DIRECTIONS:
Go through the material and pull out every line with the string "diagram" in it.

RECORDS SHOWN:
-- START --

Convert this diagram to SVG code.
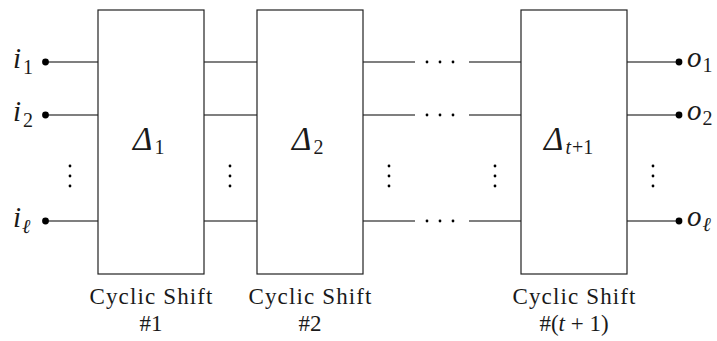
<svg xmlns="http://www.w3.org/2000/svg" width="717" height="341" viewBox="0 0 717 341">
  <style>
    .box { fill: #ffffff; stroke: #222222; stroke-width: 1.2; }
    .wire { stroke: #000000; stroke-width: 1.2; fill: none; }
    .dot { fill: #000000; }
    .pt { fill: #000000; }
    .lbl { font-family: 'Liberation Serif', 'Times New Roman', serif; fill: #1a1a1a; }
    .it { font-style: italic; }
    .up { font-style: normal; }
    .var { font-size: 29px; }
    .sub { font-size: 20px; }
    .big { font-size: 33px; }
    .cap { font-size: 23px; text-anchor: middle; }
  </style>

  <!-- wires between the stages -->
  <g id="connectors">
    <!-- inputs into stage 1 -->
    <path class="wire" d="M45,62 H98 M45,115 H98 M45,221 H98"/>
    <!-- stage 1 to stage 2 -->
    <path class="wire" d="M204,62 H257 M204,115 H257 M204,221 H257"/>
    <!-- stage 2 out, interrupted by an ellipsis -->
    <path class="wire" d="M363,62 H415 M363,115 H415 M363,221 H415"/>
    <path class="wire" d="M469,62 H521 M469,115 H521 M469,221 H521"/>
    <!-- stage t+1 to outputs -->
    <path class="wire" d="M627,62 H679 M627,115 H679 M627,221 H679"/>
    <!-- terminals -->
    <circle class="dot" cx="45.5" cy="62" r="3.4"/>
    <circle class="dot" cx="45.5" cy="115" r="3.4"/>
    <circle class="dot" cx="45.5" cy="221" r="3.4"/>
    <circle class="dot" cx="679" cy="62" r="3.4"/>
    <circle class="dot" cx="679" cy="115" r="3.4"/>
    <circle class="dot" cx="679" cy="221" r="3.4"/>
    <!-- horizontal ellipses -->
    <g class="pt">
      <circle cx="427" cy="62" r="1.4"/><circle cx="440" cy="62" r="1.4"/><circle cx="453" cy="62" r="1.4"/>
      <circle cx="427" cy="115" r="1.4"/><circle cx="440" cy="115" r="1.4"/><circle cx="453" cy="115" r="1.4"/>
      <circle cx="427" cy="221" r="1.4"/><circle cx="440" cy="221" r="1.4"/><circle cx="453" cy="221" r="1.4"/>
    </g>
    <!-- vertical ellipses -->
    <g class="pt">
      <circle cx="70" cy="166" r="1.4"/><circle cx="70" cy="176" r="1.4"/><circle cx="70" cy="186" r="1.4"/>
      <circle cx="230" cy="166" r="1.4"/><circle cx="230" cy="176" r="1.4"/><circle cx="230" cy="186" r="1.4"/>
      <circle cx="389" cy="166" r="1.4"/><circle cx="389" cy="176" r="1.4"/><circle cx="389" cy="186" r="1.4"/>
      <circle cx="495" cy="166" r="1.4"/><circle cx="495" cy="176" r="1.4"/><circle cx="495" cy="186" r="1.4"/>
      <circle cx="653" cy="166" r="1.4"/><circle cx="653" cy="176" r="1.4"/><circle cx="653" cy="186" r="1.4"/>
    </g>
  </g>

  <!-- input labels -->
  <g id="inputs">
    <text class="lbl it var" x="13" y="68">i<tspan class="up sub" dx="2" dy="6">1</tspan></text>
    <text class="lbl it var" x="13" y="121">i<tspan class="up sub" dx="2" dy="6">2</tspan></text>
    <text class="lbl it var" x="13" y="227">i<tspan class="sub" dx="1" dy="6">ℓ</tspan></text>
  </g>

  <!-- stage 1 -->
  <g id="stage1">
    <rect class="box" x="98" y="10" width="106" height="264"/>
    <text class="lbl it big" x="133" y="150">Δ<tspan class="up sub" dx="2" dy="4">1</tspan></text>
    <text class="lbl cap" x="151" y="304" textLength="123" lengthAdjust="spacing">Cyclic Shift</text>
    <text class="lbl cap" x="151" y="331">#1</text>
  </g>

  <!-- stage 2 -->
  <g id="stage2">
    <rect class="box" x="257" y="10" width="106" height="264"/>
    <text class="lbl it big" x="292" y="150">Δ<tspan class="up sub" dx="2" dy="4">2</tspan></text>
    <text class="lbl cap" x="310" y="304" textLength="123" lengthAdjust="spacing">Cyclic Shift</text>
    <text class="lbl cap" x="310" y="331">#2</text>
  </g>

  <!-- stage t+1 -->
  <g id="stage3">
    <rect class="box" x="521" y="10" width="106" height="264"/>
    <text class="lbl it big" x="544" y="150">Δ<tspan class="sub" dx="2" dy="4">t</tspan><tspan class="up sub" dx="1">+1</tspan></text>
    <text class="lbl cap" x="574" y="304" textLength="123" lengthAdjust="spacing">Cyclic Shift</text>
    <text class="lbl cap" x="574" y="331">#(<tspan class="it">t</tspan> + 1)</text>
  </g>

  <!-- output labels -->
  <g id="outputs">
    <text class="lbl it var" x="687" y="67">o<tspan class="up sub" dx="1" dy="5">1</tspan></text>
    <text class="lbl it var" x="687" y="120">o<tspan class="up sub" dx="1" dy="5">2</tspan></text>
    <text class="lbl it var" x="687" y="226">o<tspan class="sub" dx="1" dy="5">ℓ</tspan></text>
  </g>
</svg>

-- END --
-- START --

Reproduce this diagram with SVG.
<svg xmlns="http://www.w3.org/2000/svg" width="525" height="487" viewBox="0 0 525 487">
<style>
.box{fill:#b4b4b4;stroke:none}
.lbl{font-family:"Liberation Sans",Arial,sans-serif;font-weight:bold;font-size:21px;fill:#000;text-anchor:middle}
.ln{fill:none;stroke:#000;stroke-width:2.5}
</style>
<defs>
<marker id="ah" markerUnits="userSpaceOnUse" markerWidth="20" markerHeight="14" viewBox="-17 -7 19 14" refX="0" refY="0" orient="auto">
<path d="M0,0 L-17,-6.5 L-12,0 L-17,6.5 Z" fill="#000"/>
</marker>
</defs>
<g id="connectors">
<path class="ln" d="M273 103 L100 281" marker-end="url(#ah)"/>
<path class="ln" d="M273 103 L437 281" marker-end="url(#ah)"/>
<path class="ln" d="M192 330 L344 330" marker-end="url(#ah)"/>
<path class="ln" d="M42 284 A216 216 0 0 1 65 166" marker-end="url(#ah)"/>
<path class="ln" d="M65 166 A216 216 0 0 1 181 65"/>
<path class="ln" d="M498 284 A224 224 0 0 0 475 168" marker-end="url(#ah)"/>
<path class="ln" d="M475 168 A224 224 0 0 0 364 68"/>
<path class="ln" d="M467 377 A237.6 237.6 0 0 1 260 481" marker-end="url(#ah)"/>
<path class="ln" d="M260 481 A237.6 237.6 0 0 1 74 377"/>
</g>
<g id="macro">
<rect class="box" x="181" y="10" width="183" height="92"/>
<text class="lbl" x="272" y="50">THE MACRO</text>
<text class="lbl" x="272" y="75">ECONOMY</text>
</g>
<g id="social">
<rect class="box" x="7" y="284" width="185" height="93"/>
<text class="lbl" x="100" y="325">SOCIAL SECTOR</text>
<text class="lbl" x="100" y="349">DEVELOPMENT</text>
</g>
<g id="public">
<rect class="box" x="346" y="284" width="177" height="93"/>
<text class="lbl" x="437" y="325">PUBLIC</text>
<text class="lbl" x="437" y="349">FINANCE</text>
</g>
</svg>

-- END --

ANSWER TO THIS PROBLEM:
Convert this diagram to SVG code.
Reproduce this diagram with SVG.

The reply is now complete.